Extend time for giving suggestions on draft anti-trafficking bill: Activists to govt

Express News Service
BENGALURU: The Covid-19 pandemic has not only proved to be a health and economic disaster globally, it has also resulted in increased trafficking in persons and exacerbated existing “disadvantages, poverty and vulnerabilities,” stated a just-released study by the UN Office on Drugs and Crime (UNODC).The report – ‘The Effects of the Pandemic on Trafficking in Persons and Responses to the Challenges – A Global Study of Emerging Evidence’ — while illustrating the devastating impact of the pandemic on vulnerable populations, including migrant workers, women and children, stated that traffickers, taking advantage of the global crisis, capitalised on peoples’ loss of income and increased amount of time both adults and children were spending online.

According to UNODC Executive Director Ghada Waly, the pandemic has “increased vulnerabilities to trafficking in persons, while making trafficking even harder to detect and leaving victims struggling to obtain help and access to justice.” Traffickers “preyed on vulnerabilities and often lured their victims with fake promises of employment,” explained Ilias Chatzis, chief of UNODC’s Human Trafficking and Migrant Smuggling Section, which developed the study.

“37% of stakeholder survey respondents reported that the recruitment of victims has moved online during the pandemic,” it stated.
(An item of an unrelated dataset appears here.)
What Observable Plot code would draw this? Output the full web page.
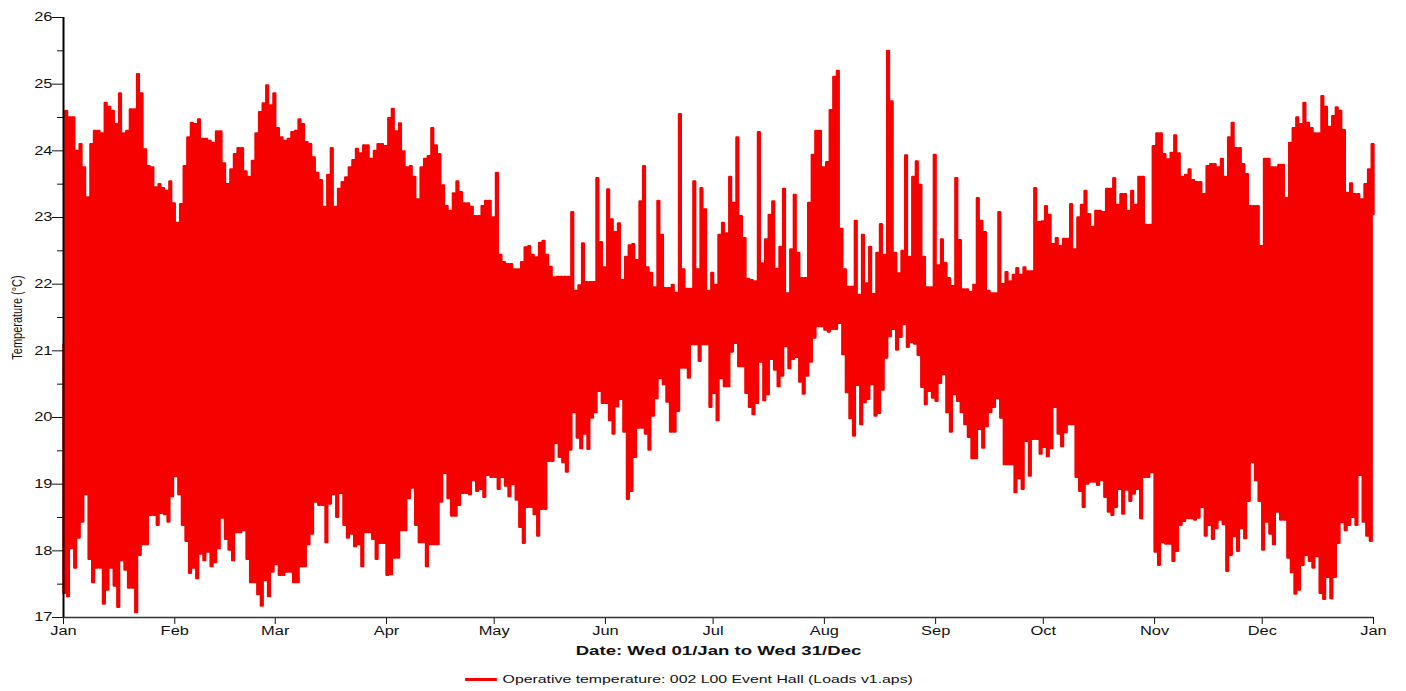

Women and girls have been “recruited, often locally or online, for sexual exploitation, especially in private apartments. Children have been particularly affected – out of school and needing to support parents who have lost their livelihoods. Children have been increasingly targeted by traffickers at the local level and online.

They have been trafficked for sexual purposes, forced marriage, forced begging and for forced criminality. There is clear evidence of increased demand for child sexual exploitation materials (CSEM), which has exacerbated the exploitation of children around the world,” are some of the disturbing findings of the report.

Vulnerable persons who, due to their worsened economic situation, were “recruited for labour or sexual exploitation in their local area. Women, children and migrants have been identified by survey and interviewed participants as particularly vulnerable to recruitment and exploitation during the Covid-19 pandemic,” the study stated. UNODC stated that the report is an “important new resource for policy-makers and criminal justice practitioners… to investigate and prosecute human trafficking in times of crisis”.